Mainwethering y sus guardias estaban allí, tal como habían prometido. El oficial pareció alarmado al ver llegar a un hombre con la ropa manchada de sangre, pero Everard le dio un informe tranquilizador. Tardó un rato en lavarse, cambiarse de ropa y ofrecer un relato completo al secretario. Para entonces, Whitcomb tendría que haber llegado en cabriolé, pero no había ni rastro de él. Mainwethering llamó al almacén por radio y se volvió con el ceño fruncido.
—No ha llegado todavía—dijo—. ¿Puede haber ido mal algo?
—Nada. Esas máquinas son a prueba de fallos. —Everard torció el labio—. No sé qué pasa. Quizá no me entendió y se ha ido a 1947.
Un intercambio de notas reveló que Whitcomb tampoco se había presentado allí.
Everard y Mainwethering salieron a tomar el té. Cuando volvieron seguía sin haber rastro de Whitcomb.
—Será mejor que informe a la agencia de campo —dijo Mainwethering—. Eh, vaya, deberían ser capaces de encontrarle.
—No.

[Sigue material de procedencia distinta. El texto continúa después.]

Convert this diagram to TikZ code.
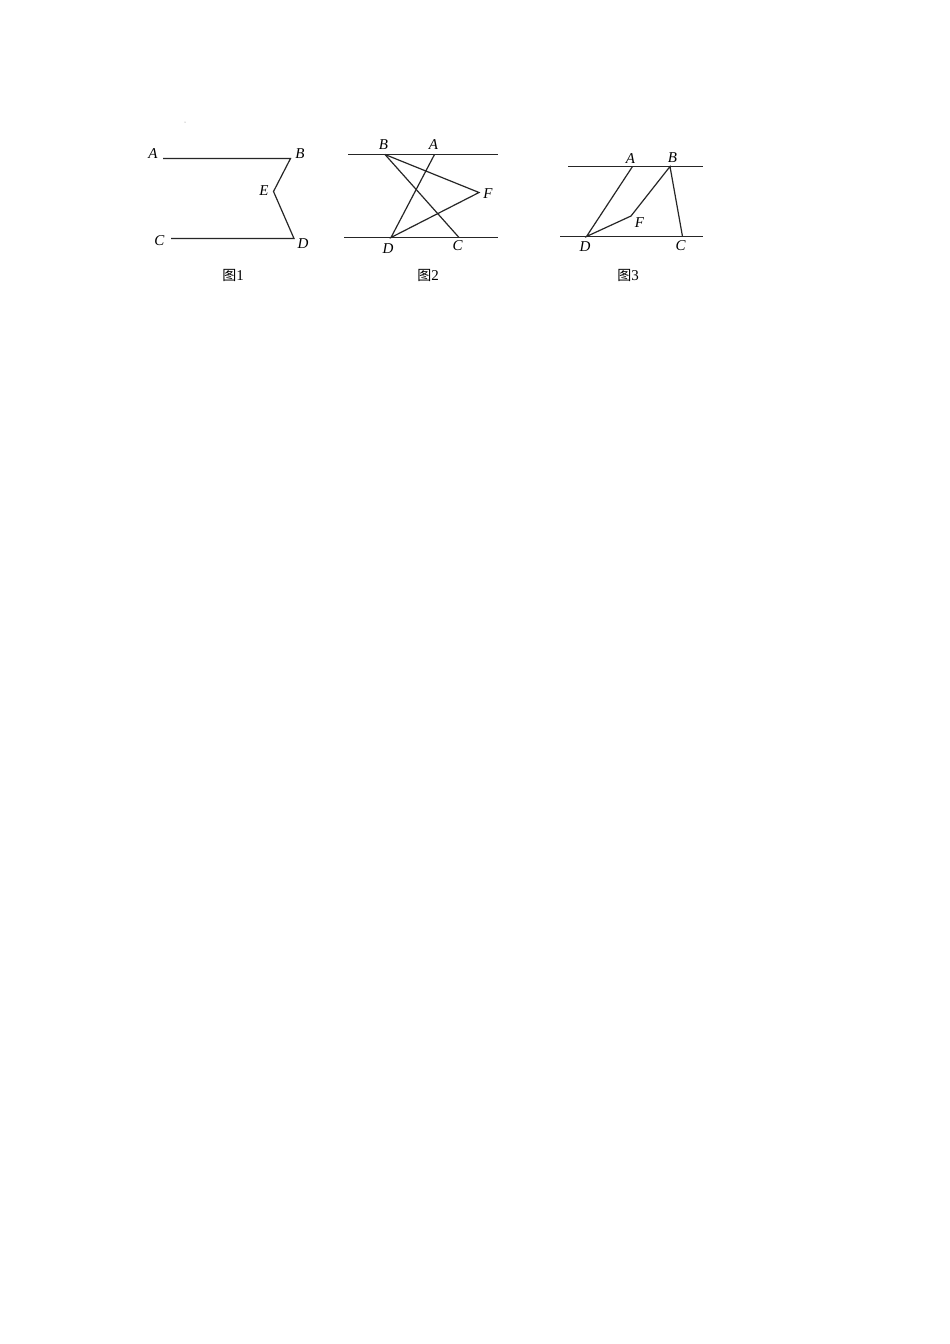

Espere. —Everard se detuvo un momento a pensar. Se había estado formando esa idea desde hacía tiempo. Era terrible.
—¿Tiene alguna idea?
—Sí. Más o menos. —Everard empezó a quitarse el traje victoriano. Le temblaban las manos—. Consígame ropa del siglo XX, ¿quiere? Tal vez pueda encontrarle solo.
—La Patrulla querrá un informe preliminar de sus ideas e intenciones —le recordó Mainwethering.
—Al infierno la Patrulla —repuso Everard.